Adapun, dana BOS untuk 2008 ini, senilai total
Rp11,2 triliun, meliputi siswa SD, SMP, SMP Terbuka dan juga dana BOS yang
dikucurkan melalui Departemen Agama. Untuk siswa SD besarnya, yakni Rp252
ribu/siswa/tahun, dan untuk siswa SMP dan SMP Terbuka sebesar Rp 352
ribu/siswa/tahun.
C. Penggunaan
Dana BOS
1. Pembelian/penggandaan buku teks pelajaran, yaitu untuk mengganti
yang rusak atau untuk memenuhi kekurangan.
2. Pembiayaan seluruh kegiatan dalam rangka penerimaan siswa baru,
yaitu biaya pendaftaran, penggandaan formulir, administrasi pendaftaran, dan
pendaftaran ulang, pembuatan spanduk sekolah bebas pungutan, serta kegiatan
lain yang berkaitan langsung dengan kegiatan tersebut (misalnya untuk fotocopy,
konsumsi panitia, dan uang lembur dalam rangka penerimaan siswa baru, dan
lainnya yang relevan);
3. Pembiayaan kegiatan pembelajaran remedial, PAKEM, pembelajaran
kontekstual, pembelajaran pengayaan, pemantapan persiapan ujian, olahraga,
kesenian, karya ilmiah remaja, pramuka, palang merah remaja, Usaha Kesehatan
Sekolah (UKS) dan sejenisnya (misalnya untuk honor jam mengajar tambahan di
luar jam pelajaran, biaya transportasi dan akomodasi siswa/guru dalam rangka
mengikuti lomba, fotocopy, membeli alat olah raga, alat kesenian dan biaya
pendaftaran mengikuti lomba);
4. Pembiayaan ulangan harian, ulangan umum, ujian sekolah dan laporan
hasil belajar siswa (misalnya untuk fotocopi/ penggandaan soal, honor koreksi
ujian dan honor guru dalam rangka penyusunan rapor siswa);
5. Pembelian bahan-bahan habis pakai seperti buku tulis, kapur tulis,
pensil, spidol, kertas, bahan praktikum, buku induk siswa, buku inventaris,
langganan koran/majalah pendidikan, minuman dan makanan ringan untuk kebutuhan
sehari-hari di sekolah, serta pengadaan suku cadang alat kantor;
6. Pembiayaan langganan daya dan jasa, yaitu listrik, air, telepon,
internet, modem, termasuk untuk pemasangan baru jika sudah ada jaringan di
sekitar sekolah.
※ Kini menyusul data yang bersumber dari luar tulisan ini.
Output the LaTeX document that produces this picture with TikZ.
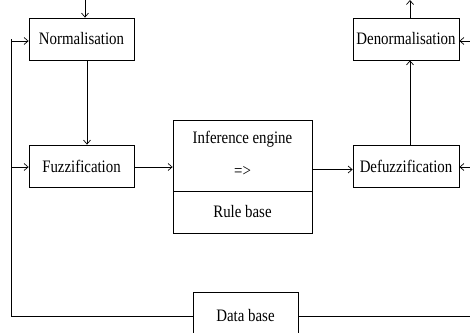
\documentclass[tikz,border=0pt]{standalone}
\usepackage{fontspec}
\setmainfont{Liberation Serif}[FakeStretch=0.85]
\usetikzlibrary{arrows.meta}
\begin{document}
\begin{tikzpicture}[x=1pt,y=1pt,
  line width=0.8pt,
  font=\fontsize{17.5}{20}\selectfont,
  blk/.style={draw, rectangle, inner sep=0pt},
  lbl/.style={inner sep=0pt, anchor=base},
  flow/.style={-{Straight Barb[length=4pt,width=7pt,line width=0.7pt]}}]
  \useasboundingbox (0,0) rectangle (470,332);
  \clip (0,0) rectangle (470,332);

  % processing blocks
  \node[blk, minimum width=105pt, minimum height=42pt] (norm)   at (81.5,293) {Normalisation};
  \node[blk, minimum width=105pt, minimum height=42pt] (fuzz)   at (81.5,166) {Fuzzification};
  \node[blk, minimum width=106pt, minimum height=42pt] (denorm) at (406,293)  {Denormalisation};
  \node[blk, minimum width=106pt, minimum height=42pt] (defuzz) at (406,166)  {Defuzzification};

  % inference engine with its rule base underneath
  \node[blk, minimum width=139pt, minimum height=71pt] (infer) at (242.5,176.5) {};
  \node[blk, minimum width=139pt, minimum height=42pt] (rules) at (242.5,120)   {Rule base};
  \node[lbl] (ietext) at (242.5,188) {Inference engine};
  \node[lbl] (imply)  at (242.5,155) {=>};

  % data base block (runs past the lower edge)
  \node[blk, minimum width=105pt, minimum height=48pt] (db) at (245.5,16) {};
  \node[lbl] (dbtext) at (245.5,11) {Data base};

  % bus lines at the left and right margins
  \coordinate (lbus) at (11,16);
  \coordinate (rbus) at (474,16);
  \coordinate (inN)  at (85,332);
  \coordinate (outD) at (410,332);

  % main signal path
  \draw[flow] (inN) -- (inN |- norm.north);
  \draw[flow] ([xshift=5.5pt]norm.south) -- ([xshift=5.5pt]fuzz.north);
  \draw[flow] ([yshift=-1pt]fuzz.east) -- ([yshift=-1pt]fuzz.east -| infer.west);
  \draw[flow] ([yshift=-14pt]infer.east) -- ([yshift=-14pt]infer.east -| defuzz.west);
  \draw[flow] ([xshift=4pt]defuzz.north) -- ([xshift=4pt]denorm.south);
  \draw[flow] ([xshift=4pt]denorm.north) -- ([xshift=4pt]denorm.north |- outD);

  % data base feeds both ends
  \draw (db.west) -- (lbus) -- (lbus |- norm.west);
  \draw[flow] ([yshift=-2pt]lbus |- norm.west) -- ([yshift=-2pt]norm.west);
  \draw[flow] ([yshift=-1pt]lbus |- fuzz.west) -- ([yshift=-1pt]fuzz.west);
  \draw (db.east) -- (rbus);
  \draw[flow] ([yshift=-2pt]rbus |- denorm.east) -- ([yshift=-2pt]denorm.east);
  \draw[flow] ([yshift=-1pt]rbus |- defuzz.east) -- ([yshift=-1pt]defuzz.east);
\end{tikzpicture}
\end{document}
Khusus di sekolah yang tidak ada jaringan listrik, dan jika
sekolah tersebut memerlukan listrik untuk proses belajar mengajar di sekolah,
maka diperkenankan untuk membeli genset;
7. Pembiayaan perawatan sekolah, yaitu pengecatan, perbaikan atap
bocor, perbaikan sanitasi/WC siswa, perbaikan pintu dan jendela, perbaikan
mebeler, perbaikan sanitasi sekolah, perbaikan lantai ubin/keramik dan
perawatan fasilitas sekolah lainnya;
8. Pembayaran honorarium bulanan guru honorer dan tenaga kependidikan
honorer. Untuk sekolah SD diperbolehkan untuk membayar honor tenaga yang
membantu administrasi BOS;
9. Pengembangan profesi guru seperti pelatihan, KKG/MGMP dan
KKKS/MKKS. Khusus untuk sekolah yang memperoleh hibah/block grant pengembangan
KKG/MGMP atau sejenisnya pada tahun anggaran yang sama tidak diperkenankan
menggunakan dana BOS untuk peruntukan yang sama;
10. Pemberian bantuan biaya transportasi bagi siswa miskin yang
menghadapi masalah biaya transport dari dan ke sekolah, seragam, sepatu/alat
tulis sekolah bagi siswa miskin yang menerima Bantuan Siswa Miskin . Jika
dinilai lebih ekonomis, dapat juga untuk membeli alat transportasi sederhana
yang akan menjadi barang inventaris sekolah (misalnya sepeda, perahu
penyeberangan, dll);
11. Pembiayaan pengelolaan BOS seperti alat tulis kantor (ATK termasuk
tinta printer, CD dan flash disk), penggandaan, surat-menyurat, insentif bagi
bendahara dalam rangka penyusunan laporan BOS dan biaya transportasi dalam
rangka mengambil dana BOS di Bank/PT Pos;
12. Pembelian komputer (desktop/work station) dan printer untuk
kegiatan belajar siswa, masing-masing maksimum 1 unit dalam satu tahun
anggaran;
13. Bila seluruh komponen 1 s.d 12 di atas telah terpenuhi
pendanaannya dari BOS dan masih terdapat sisa dana, maka sisa dana BOS tersebut
dapat digunakan untuk membeli alat peraga, media pembelajaran, mesin ketik,
peralatan UKS dan mebeler sekolah.
D. Larangan Penggunaan
Dana BOS
1. Disimpan dalam jangka waktu lama dengan maksud dibungakan.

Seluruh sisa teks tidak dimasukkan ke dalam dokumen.